Andrea West, the deaf/hard of hearing teacher at Humboldt, led Wednesday’s field trip. She said the new space is a game changer for students with special needs.
“It’s beautiful,” she said. “Just to have this big building, logistically, is so great. We have tube feeding, we have toileting, we have wheelchairs. We’ve never had a big space like this for them to come experience it all together. It’s kind of a dream come true. The kids look like they’re good and tired, which is how we like to send them home to their parents.”
West said she hopes the larger space means the students can take even more field trips to Belwin this school year. “Hopefully, we can keep coming here again and again,” she said. “In the past, we’ve been able to come out, you know, two to three times a year. I’ve been a teacher here for 14 years, and I’ve come in minus-10 degree weather and in the pouring rain. We have fun no matter what.”
The $3.6 million Peter J. King Family Foundation Wetlands Center also expands Belwin’s capacity to provide immersive outdoor science education to more children in neighboring districts. Later this fall, elementary students from Stillwater Area Public Schools will begin coming to Belwin as part of their science curriculum, Bloome said.
Belwin officials are still working on raising the last $400,000 of a $10.2 million capital campaign for infrastructure projects that will “improve access and make Belwin more welcoming for people,” Bloome said.

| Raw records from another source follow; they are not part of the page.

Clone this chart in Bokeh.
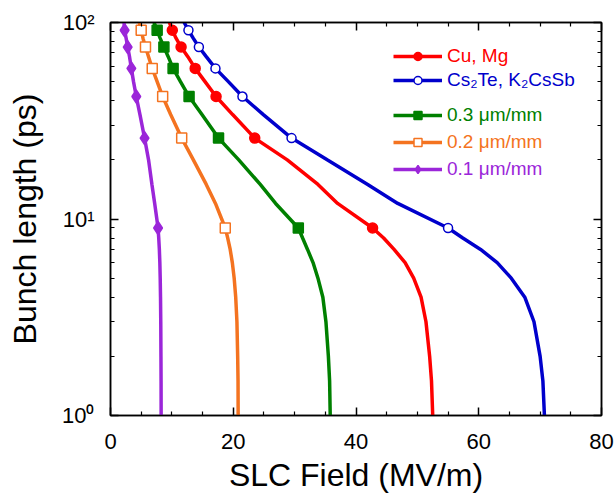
from bokeh.plotting import figure
from bokeh.models import FixedTicker, LinearAxis, LogAxis, Legend, LegendItem
from bokeh.embed import file_html
from bokeh.resources import INLINE

# ---------------- data ----------------
bunch_length = [1, 1.5, 2, 3, 4, 5, 6, 7, 8, 9, 12, 15, 20, 25.8, 34, 42, 50, 58.4, 67, 75, 83, 91.3, 100]

field_cu_mg = [52.5, 52.3, 52.0, 51.4, 50.6, 49.4, 48.0, 46.2, 44.5, 42.7, 37.0, 33.8, 28.8, 23.5, 19.9, 17.2, 15.4, 13.8, 12.6, 11.5, 10.7, 10.07, 9.6]
field_cs2te = [70.7, 70.45, 70.0, 69.0, 67.5, 65.3, 63.0, 60.3, 57.4, 55.0, 46.8, 41.9, 35.3, 29.5, 24.9, 21.5, 19.2, 17.1, 15.6, 14.4, 13.5, 12.7, 12.0]
field_03 = [35.8, 35.7, 35.5, 35.1, 34.6, 33.8, 33.0, 32.1, 31.3, 30.6, 26.9, 24.4, 20.9, 17.6, 14.9, 12.8, 11.4, 10.2, 9.4, 8.7, 8.1, 7.6, 7.1]
field_02 = [20.8, 20.78, 20.72, 20.6, 20.4, 20.15, 19.85, 19.5, 19.1, 18.7, 17.1, 15.6, 13.5, 11.6, 9.8, 8.5, 7.6, 6.8, 6.2, 5.7, 5.3, 5.0, 4.7]
field_01 = [8.25, 8.24, 8.22, 8.19, 8.15, 8.1, 8.04, 7.96, 7.86, 7.75, 7.2, 6.75, 6.2, 5.55, 4.8, 4.2, 3.75, 3.4, 3.1, 2.8, 2.55, 2.3, 2.2]

marker_index = [9, 13, 15, 17, 19, 21]

labels = ["Cu, Mg", "Cs\u2082Te, K\u2082CsSb", "0.3 \u03bcm/mm", "0.2 \u03bcm/mm", "0.1 \u03bcm/mm"]

x_major = [0, 20, 40, 60, 80]
x_minor = [5, 10, 15, 25, 30, 35, 45, 50, 55, 65, 70, 75]
y_major = [1, 10, 100]
y_minor = [2, 3, 4, 5, 6, 7, 8, 9, 20, 30, 40, 50, 60, 70, 80, 90]
y_tick_labels = {1: "10\u2070", 10: "10\u00b9", 100: "10\u00b2"}

# ---------------- styles ----------------
styles = [
    dict(field=field_cu_mg, color="#FF0000", marker="circle", size=10, fill="#FF0000", row=57),
    dict(field=field_cs2te, color="#0000CC", marker="circle", size=9, fill="white", row=81),
    dict(field=field_03, color="#008000", marker="square", size=10, fill="#008000", row=116),
    dict(field=field_02, color="#F47320", marker="square", size=10, fill="white", row=143),
    dict(field=field_01, color="#9B26D9", marker="diamond", size=13, fill="#9B26D9", row=170),
]

FONT = "Liberation Sans"
FRAME_LEFT, FRAME_TOP, FRAME_BOTTOM = 110, 22, 415

p = figure(width=614, height=495, x_range=(0, 80), y_range=(1, 100),
           y_axis_type="log", output_backend="svg", toolbar_location=None,
           min_border_left=FRAME_LEFT, min_border_right=13,
           min_border_top=FRAME_TOP, min_border_bottom=495 - FRAME_BOTTOM)
p.grid.visible = False
p.outline_line_color = "black"
p.outline_line_width = 1.5
p.background_fill_color = "white"
p.border_fill_color = "white"


def style_axis(ax):
    ax.axis_line_color = "black"
    ax.axis_line_width = 1.5
    ax.major_tick_line_color = "black"
    ax.minor_tick_line_color = "black"
    ax.major_tick_line_width = 1.5
    ax.minor_tick_line_width = 1.2
    ax.major_tick_in = 8
    ax.major_tick_out = 0
    ax.minor_tick_in = 4
    ax.minor_tick_out = 0
    ax.major_label_text_font = FONT
    ax.major_label_text_color = "black"
    ax.axis_label_text_font = FONT
    ax.axis_label_text_font_style = "normal"
    ax.axis_label_text_color = "black"


xa = p.xaxis[0]
xa.ticker = FixedTicker(ticks=x_major, minor_ticks=x_minor)
style_axis(xa)
xa.major_label_text_font_size = "22px"
xa.major_label_standoff = 18
xa.axis_label = "SLC Field (MV/m)"
xa.axis_label_text_font_size = "32px"
xa.axis_label_standoff = 5

ya = p.yaxis[0]
ya.ticker = FixedTicker(ticks=y_major, minor_ticks=y_minor)
ya.major_label_overrides = y_tick_labels
style_axis(ya)
ya.major_label_text_font_size = "22px"
ya.major_label_standoff = 16
ya.axis_label = "Bunch length (ps)"
ya.axis_label_text_font_size = "32px"
ya.axis_label_standoff = 16

top = LinearAxis(ticker=FixedTicker(ticks=x_major, minor_ticks=x_minor),
                 major_label_overrides={v: "" for v in x_major})
style_axis(top)
top.major_label_standoff = 0
top.major_label_text_font_size = "1px"
p.add_layout(top, "above")

right = LogAxis(ticker=FixedTicker(ticks=y_major, minor_ticks=y_minor),
                major_label_overrides={v: "" for v in y_major})
style_axis(right)
right.major_label_standoff = 0
right.major_label_text_font_size = "1px"
p.add_layout(right, "right")

for s, lab in zip(styles, labels):
    ln = p.line(s["field"], bunch_length, line_color=s["color"], line_width=3.5)
    mx = [s["field"][i] for i in marker_index]
    my = [bunch_length[i] for i in marker_index]
    sc = p.scatter(mx, my, marker=s["marker"], size=s["size"],
                   fill_color=s["fill"], line_color=s["color"], line_width=1.5)
    leg = Legend(items=[LegendItem(label=lab, renderers=[ln, sc])],
                 location=(393 - FRAME_LEFT, FRAME_BOTTOM - (s["row"] + 10)),
                 label_text_color=s["color"], label_text_font=FONT,
                 label_text_font_size="19px", glyph_width=49, glyph_height=20,
                 label_height=20, label_standoff=5, padding=0, margin=0,
                 spacing=0, border_line_color=None, background_fill_alpha=0)
    p.add_layout(leg)

open("out.html", "w").write(file_html(p, INLINE))
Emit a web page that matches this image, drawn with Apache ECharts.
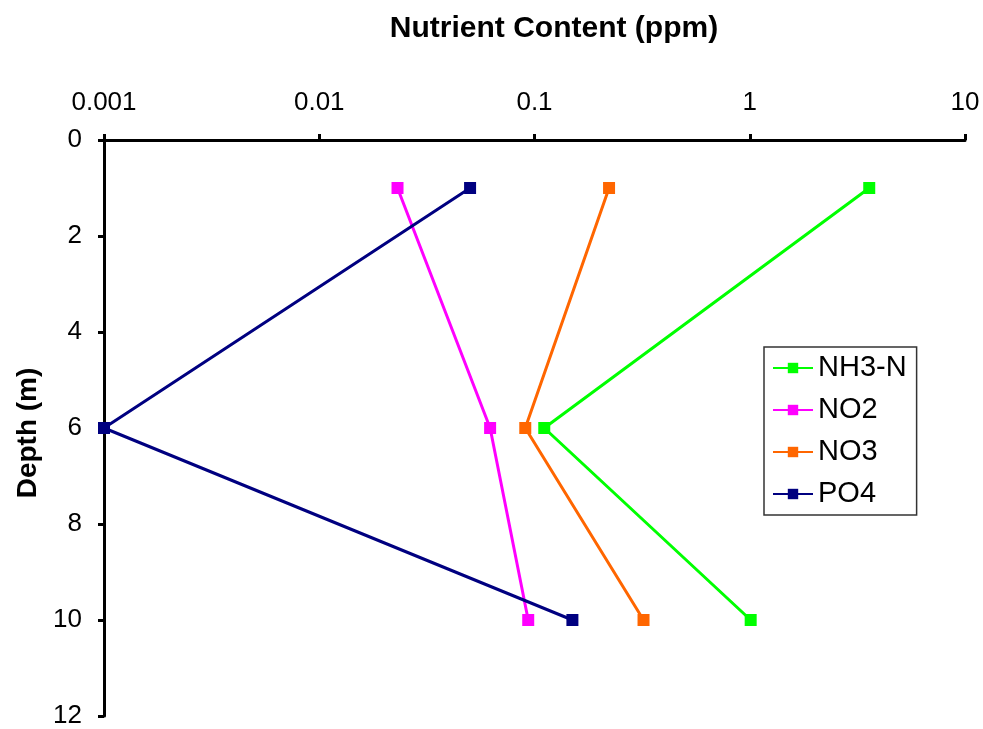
<!DOCTYPE html>
<html>
<head>
<meta charset="utf-8">
<script src="https://cdn.jsdelivr.net/npm/echarts@6/dist/echarts.min.js"></script>
<style>
  html, body { margin: 0; padding: 0; background: #fff; }
  #chart { width: 983px; height: 729px; }
</style>
</head>
<body>
<div id="chart"></div>
<script>
// Sampling depths (m)
const depths = [1, 6, 10];

// Nutrient concentrations (ppm) at each depth
const nh3n = [3.59, 0.111, 1.01];
const no2 = [0.0231, 0.0622, 0.0935];
const no3 = [0.222, 0.0906, 0.321];
const po4 = [0.0502, 0.001, 0.150];

const seriesNames = ['NH3-N', 'NO2', 'NO3', 'PO4'];
const seriesColors = ['#00ff00', '#ff00ff', '#ff6600', '#000080'];
const seriesValues = [nh3n, no2, no3, po4];

// Tick labels for the log concentration axis and the depth axis
const xTickLabels = ['0.001', '0.01', '0.1', '1', '10'];
const yTickLabels = ['0', '2', '4', '6', '8', '10', '12'];

const FONT = 'Liberation Sans, Arial, sans-serif';

const chart = echarts.init(document.getElementById('chart'), null, { renderer: 'canvas' });

const series = seriesNames.map((name, i) => ({
  name: name,
  type: 'line',
  data: depths.map((d, j) => [seriesValues[i][j], d]),
  symbol: 'rect',
  symbolSize: 12,
  lineStyle: { color: seriesColors[i], width: 3 },
  itemStyle: { color: seriesColors[i] },
  animation: false
}));

chart.setOption({
  backgroundColor: '#fff',
  animation: false,
  title: {
    text: 'Nutrient Content (ppm)',
    left: 549,
    textAlign: 'center',
    top: 9,
    textStyle: { fontFamily: FONT, fontSize: 30, fontWeight: 'bold', color: '#000' }
  },
  grid: { left: 104, right: 18, top: 140, bottom: 12, containLabel: false },
  xAxis: {
    type: 'log',
    logBase: 10,
    min: 0.001,
    max: 10,
    position: 'top',
    splitLine: { show: false },
    minorTick: { show: false },
    axisLine: { lineStyle: { color: '#000', width: 3 } },
    axisTick: { inside: false, length: 6, lineStyle: { color: '#000', width: 3 } },
    axisLabel: {
      margin: 24,
      color: '#000',
      fontFamily: FONT,
      fontSize: 26,
      formatter: (v, idx) => xTickLabels[idx]
    }
  },
  yAxis: {
    type: 'value',
    inverse: true,
    min: 0,
    max: 12,
    interval: 2,
    name: 'Depth (m)',
    nameLocation: 'middle',
    nameRotate: 90,
    nameGap: 62,
    nameTextStyle: { fontFamily: FONT, fontSize: 28, fontWeight: 'bold', color: '#000', padding: [0, 10, 0, 0] },
    splitLine: { show: false },
    axisLine: { lineStyle: { color: '#000', width: 3 } },
    axisTick: { inside: false, length: 6, lineStyle: { color: '#000', width: 3 } },
    axisLabel: {
      margin: 22,
      color: '#000',
      fontFamily: FONT,
      fontSize: 26,
      formatter: (v, idx) => yTickLabels[idx]
    }
  },
  legend: {
    orient: 'vertical',
    left: 764,
    top: 347,
    width: 153,
    padding: [6, 10, 6, 8],
    itemWidth: 40,
    itemHeight: 13,
    itemGap: 12,
    backgroundColor: '#fff',
    borderColor: '#333',
    borderWidth: 1.5,
    borderRadius: 0,
    data: seriesNames,
    textStyle: { fontFamily: FONT, fontSize: 29, lineHeight: 30, color: '#000' }
  },
  series: series
});
</script>
</body>
</html>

Additional funds raised will help pay for new paved trails that are accessible to the general public, she said.
Belwin also plans to improve its entrances with new signage and vegetation, she said. “Right now, you could drive by our parking lot for Stagecoach Prairie and not even know where it was,” she said. “We’re also planning internal directional signage, but then also entrances that are kind of designed to be welcoming with vegetation that cues you that, ‘Oh, this is where you’re supposed to be.’”
Renovations of Belwin’s Savanna Center buildings also are planned to make them into a program center, a rental space and an artist space, she said.
‘A first-class experience’

Before the new center opened, students with special needs at SPPS used an old portable classroom as their space at Belwin, Bloome said. “It was from the 1980s, and it was far beyond its lifespan,” she said. “We retrofitted it as best we could to fit the needs of all the special-education kids who come out here, but it really wasn’t meeting all of the needs.
“Part of the reason to build this new education center was to make sure that the kids in special education had a first-class experience when they come out here,” she said. “They should get a building that removes barriers for them. That makes them feel connected to the outside even when they’re inside, and they should have easy access to the trails they need to get to the wetlands and to the ecosystems.”
Bloome said all children benefit from spending time in nature.
“We all benefit from being outside,” she said. “There are physical health benefits, emotional and mental health benefits, but also academic benefits, too. There have been studies that have shown that academic outcomes improve with studies outdoors or with kids studying outdoors.”
It’s also important to look at the “bigger picture,” Bloome said.
“We need people to care about nature, right? So by making sure that kids experience nature, like wilderness-type nature, where it looks wild and messy, instead of a manicured city park, that’s a really important experience for them to have, so that they can then connect with it and, hopefully, value it as they grow and as they make decisions in their life.”